An associate describes Michael Dell as 'constantly online, constantly working and constantly in touch'. Photo / Supplied

An associate describes Michael Dell as 'constantly online, constantly working and constantly in touch'. Photo / Supplied

When Salesforce.com Inc chief executive officer Marc Benioff wanted ideas about how to run his business during the technology recession of 2001, he turned to his friend Michael Dell.

Dell's advice: "Economic difficulties are a time when companies can reassess where they are in the market and rebuild themselves rapidly," says Benioff, who has known Dell Inc's founder and CEO for 20 years.

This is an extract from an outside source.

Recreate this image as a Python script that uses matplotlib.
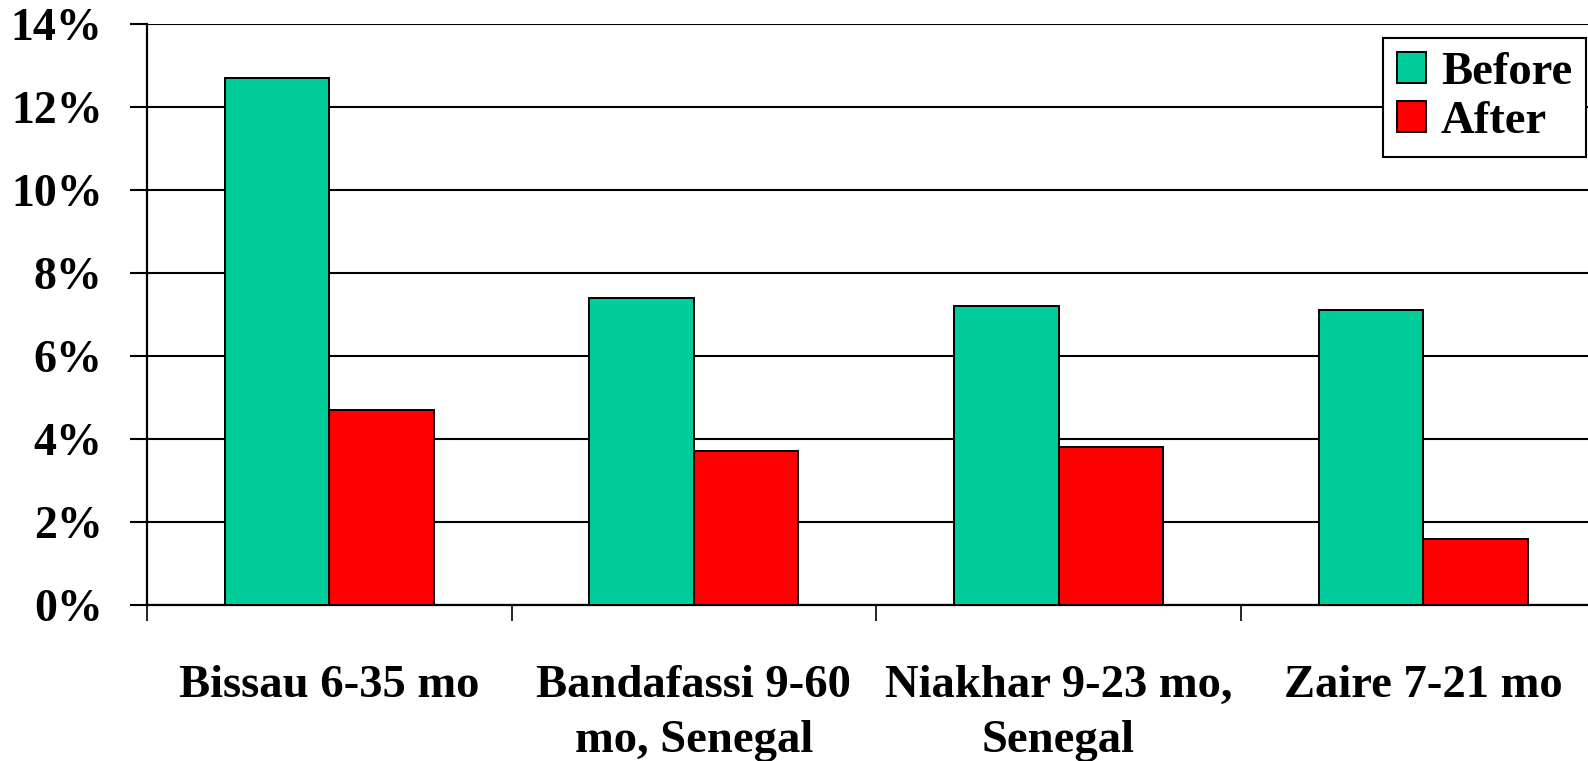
import matplotlib
matplotlib.use("Agg")
import matplotlib.pyplot as plt
import numpy as np
from matplotlib.ticker import FixedLocator, FuncFormatter

# Data
categories = ["Bissau 6-35 mo", "Bandafassi 9-60\nmo, Senegal",
              "Niakhar 9-23 mo,\nSenegal", "Zaire 7-21 mo"]
before = [12.7, 7.4, 7.2, 7.1]
after = [4.7, 3.7, 3.8, 1.6]
series_names = ["Before", "After"]
y_ticks = [0, 2, 4, 6, 8, 10, 12, 14]

GREEN = "#00CC99"
RED = "#FF0000"
FONT = "Liberation Serif"

W, H = 1588, 761
fig = plt.figure(figsize=(W / 100, H / 100), dpi=100)
left_px, right_px = 147, 147 + 4 * 364.6
bottom_px, top_px = 605, 24
ax = fig.add_axes([left_px / W, 1 - bottom_px / H,
                   (right_px - left_px) / W, (bottom_px - top_px) / H])

x = np.arange(len(categories))
bw = 0.2866
ax.bar(x - bw / 2, before, bw, color=GREEN, edgecolor="black",
       linewidth=1.4, label=series_names[0], zorder=3)
ax.bar(x + bw / 2, after, bw, color=RED, edgecolor="black",
       linewidth=1.4, label=series_names[1], zorder=3)

ax.set_xlim(-0.5, len(categories) - 0.5)
ax.set_ylim(0, 14)

# Gridlines
ax.yaxis.set_major_locator(FixedLocator(y_ticks))
ax.grid(axis="y", color="black", linewidth=1.5, zorder=1)
ax.set_axisbelow(True)

for s in ["top", "right"]:
    ax.spines[s].set_visible(False)
ax.spines["left"].set_linewidth(1.6)
ax.spines["bottom"].set_linewidth(1.6)

ax.yaxis.set_major_formatter(FuncFormatter(lambda v, p: f"{int(v)}%"))
ax.tick_params(axis="y", direction="out", length=12, width=1.5,
               pad=20, labelsize=33)
for lab in ax.get_yticklabels():
    lab.set_fontfamily(FONT)
    lab.set_fontweight("bold")

# Category labels on major ticks, boundary tick marks on minor ticks
ax.set_xticks(x)
ax.set_xticklabels(categories, fontfamily=FONT, fontweight="bold",
                   fontsize=33.6, linespacing=1.42)
ax.tick_params(axis="x", which="major", length=0, pad=43)
ax.set_xticks(np.arange(-0.5, len(categories), 1.0), minor=True)
ax.tick_params(axis="x", which="minor", direction="out", length=11.5,
               width=1.2)

leg = fig.legend(loc="upper right", bbox_to_anchor=(1586 / W, 1 - 38 / H),
                 borderaxespad=0, frameon=True, fancybox=False,
                 edgecolor="black", framealpha=1,
                 prop={"family": FONT, "weight": "bold", "size": 33.6},
                 handlelength=0.62, handleheight=0.62, handletextpad=0.32,
                 borderpad=0.3, labelspacing=0.15)
leg.get_frame().set_linewidth(1.5)

fig.savefig("out.png", dpi=100)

Now Dell is trying to follow his own advice. Since returning as CEO of his namesake personal-computer company in January 2007, Dell, 44, has made 10 acquisitions, cut more than 10,000 jobs, outsourced 40 per cent of production and entered the smart-phone market in China. The goal, Dell says, is to diversify beyond PCs, which he started selling from his University of Texas dorm room in 1984 at the age of 19.

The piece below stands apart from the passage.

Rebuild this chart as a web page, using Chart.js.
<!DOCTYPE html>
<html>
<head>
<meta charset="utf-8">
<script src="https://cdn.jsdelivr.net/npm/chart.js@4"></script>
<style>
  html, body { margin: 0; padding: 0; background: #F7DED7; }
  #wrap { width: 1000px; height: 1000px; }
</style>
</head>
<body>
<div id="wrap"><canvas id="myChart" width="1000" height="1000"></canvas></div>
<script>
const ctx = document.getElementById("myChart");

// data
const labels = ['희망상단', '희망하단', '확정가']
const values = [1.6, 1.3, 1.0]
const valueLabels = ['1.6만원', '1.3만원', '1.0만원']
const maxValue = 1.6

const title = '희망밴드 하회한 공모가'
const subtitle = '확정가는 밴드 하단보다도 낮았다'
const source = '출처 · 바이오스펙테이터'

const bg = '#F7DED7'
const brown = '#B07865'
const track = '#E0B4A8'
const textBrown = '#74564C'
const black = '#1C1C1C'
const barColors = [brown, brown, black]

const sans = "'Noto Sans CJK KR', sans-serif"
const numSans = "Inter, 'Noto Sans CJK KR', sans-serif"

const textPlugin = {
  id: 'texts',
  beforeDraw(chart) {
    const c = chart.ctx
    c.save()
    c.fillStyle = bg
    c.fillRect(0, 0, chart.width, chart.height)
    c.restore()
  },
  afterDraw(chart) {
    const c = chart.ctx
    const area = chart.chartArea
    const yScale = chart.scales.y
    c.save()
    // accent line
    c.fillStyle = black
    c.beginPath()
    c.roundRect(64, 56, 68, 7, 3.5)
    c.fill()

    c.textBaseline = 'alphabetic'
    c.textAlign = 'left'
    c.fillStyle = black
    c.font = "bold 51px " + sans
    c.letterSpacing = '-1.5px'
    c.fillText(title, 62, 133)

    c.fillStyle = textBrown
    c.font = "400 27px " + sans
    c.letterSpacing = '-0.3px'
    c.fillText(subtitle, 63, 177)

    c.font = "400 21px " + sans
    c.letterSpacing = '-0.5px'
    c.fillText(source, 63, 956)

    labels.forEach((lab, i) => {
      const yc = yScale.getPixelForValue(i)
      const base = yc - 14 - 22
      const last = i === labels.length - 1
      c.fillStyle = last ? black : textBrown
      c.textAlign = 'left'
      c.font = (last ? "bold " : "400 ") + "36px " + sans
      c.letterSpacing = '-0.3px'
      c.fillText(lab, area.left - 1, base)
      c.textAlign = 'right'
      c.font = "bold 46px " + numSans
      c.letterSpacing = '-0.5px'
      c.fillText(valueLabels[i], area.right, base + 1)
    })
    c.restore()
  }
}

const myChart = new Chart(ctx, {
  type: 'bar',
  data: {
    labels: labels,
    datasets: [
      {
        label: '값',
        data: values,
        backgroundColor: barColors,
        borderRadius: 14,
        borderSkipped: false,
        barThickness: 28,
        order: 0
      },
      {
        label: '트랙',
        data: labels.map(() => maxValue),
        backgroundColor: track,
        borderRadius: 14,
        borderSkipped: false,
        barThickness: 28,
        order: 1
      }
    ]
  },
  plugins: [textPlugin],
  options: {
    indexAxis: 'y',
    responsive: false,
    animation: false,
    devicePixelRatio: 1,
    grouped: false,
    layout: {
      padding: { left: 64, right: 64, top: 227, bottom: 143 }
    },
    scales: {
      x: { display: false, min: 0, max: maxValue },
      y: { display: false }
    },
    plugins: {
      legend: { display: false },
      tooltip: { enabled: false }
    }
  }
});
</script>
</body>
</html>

"You're starting to see a real reshaping of the Dell portfolio and Dell business away from some things that were pretty important for us in our first 25 years," Dell said. "We're doing some new things that will be more important for our next 25 years. We're making progress."

To reduce its reliance on PCs, which account for more than half of revenue, Dell has expanded into markets such as computer storage and services and announced the US$3.9 billion buyout of Perot Systems Corp last month.

Dell said in the interview that he would consider more acquisitions or partnerships that expand the company's sales to healthcare companies, which account for more than half of Perot's revenue.

INVESTOR CONCERNS

The pace of the overhaul, though, has left some investors and analysts unimpressed.

The Round Rock, Texas-based company's shares have lost 35 per cent since Dell ousted his hand-picked successor, Kevin Rollins. During that time, Armonk, New York- based International Business Machines Corp has jumped 29 per cent and Palo Alto, California-based Hewlett-Packard Co gained 11 per cent.

PCs represented about 60 per cent of sales at Dell for the past three years, down from almost 80 per cent in 2000. Services accounted for 10 per cent of sales last year. Dell dropped to third place from second in the global PC market last quarter, Framingham, Massachusetts-based researcher IDC said.

At Hewlett-Packard, which retook the PC lead from Dell in 2006 and has worked to expand its software and services business, PCs account for about one-third of sales.

"The best thing that Michael Dell can do is take PCs off the table and diversify," said Ben Reitzes, an analyst with Barclays Capital. "He's starting to do that, but he's late."